# GIVEN REQUEST
Only the number is wanted: how many lines hold the word "matplotlib"?

(Records)
════════
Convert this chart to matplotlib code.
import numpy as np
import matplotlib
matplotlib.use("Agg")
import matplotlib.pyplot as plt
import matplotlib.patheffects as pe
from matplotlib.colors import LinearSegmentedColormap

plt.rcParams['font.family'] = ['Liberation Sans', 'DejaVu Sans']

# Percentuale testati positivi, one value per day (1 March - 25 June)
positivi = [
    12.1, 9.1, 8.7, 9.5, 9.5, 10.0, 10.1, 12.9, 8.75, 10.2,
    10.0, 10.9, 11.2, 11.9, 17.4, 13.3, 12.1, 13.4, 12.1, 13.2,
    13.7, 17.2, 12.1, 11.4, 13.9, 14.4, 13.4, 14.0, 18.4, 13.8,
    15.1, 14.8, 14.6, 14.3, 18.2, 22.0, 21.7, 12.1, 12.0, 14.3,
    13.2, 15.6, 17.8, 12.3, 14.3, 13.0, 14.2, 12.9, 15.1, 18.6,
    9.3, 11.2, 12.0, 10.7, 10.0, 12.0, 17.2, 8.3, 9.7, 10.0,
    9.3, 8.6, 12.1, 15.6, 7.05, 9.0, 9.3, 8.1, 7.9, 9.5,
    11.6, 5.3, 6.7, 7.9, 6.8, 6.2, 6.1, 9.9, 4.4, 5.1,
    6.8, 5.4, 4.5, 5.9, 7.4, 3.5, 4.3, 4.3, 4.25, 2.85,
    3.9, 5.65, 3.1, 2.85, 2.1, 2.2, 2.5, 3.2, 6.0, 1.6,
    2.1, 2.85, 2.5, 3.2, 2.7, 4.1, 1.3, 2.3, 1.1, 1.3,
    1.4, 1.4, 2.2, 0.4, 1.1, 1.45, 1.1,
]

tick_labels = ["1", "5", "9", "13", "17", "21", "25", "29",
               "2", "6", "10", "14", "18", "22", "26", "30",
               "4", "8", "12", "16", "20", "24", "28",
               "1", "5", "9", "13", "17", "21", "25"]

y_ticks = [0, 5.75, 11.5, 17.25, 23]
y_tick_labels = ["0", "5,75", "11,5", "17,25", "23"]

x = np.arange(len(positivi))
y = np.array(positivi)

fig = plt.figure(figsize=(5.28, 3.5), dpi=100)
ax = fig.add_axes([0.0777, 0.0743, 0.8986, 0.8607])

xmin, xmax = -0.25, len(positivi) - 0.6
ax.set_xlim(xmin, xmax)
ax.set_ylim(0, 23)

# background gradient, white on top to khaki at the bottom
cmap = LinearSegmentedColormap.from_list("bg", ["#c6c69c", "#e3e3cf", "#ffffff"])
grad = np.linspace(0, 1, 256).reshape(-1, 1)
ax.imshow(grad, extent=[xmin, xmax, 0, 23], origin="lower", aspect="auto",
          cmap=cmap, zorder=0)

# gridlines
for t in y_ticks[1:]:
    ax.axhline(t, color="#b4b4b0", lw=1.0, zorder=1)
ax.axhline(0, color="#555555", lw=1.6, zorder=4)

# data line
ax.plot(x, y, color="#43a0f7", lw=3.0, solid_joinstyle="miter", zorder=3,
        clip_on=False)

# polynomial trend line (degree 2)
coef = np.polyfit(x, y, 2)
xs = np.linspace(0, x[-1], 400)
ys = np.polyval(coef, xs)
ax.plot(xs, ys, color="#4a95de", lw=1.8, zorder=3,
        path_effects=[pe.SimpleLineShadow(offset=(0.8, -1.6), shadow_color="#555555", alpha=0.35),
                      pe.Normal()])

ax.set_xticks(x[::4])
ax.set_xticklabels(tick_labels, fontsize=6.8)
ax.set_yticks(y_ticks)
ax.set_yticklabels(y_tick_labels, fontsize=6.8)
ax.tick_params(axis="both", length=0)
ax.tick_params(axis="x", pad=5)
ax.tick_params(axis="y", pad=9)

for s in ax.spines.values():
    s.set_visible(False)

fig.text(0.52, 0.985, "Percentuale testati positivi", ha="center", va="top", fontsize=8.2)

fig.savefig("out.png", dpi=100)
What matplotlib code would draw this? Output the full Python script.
════════
# RESPONSE TO THIS EXERCISE
7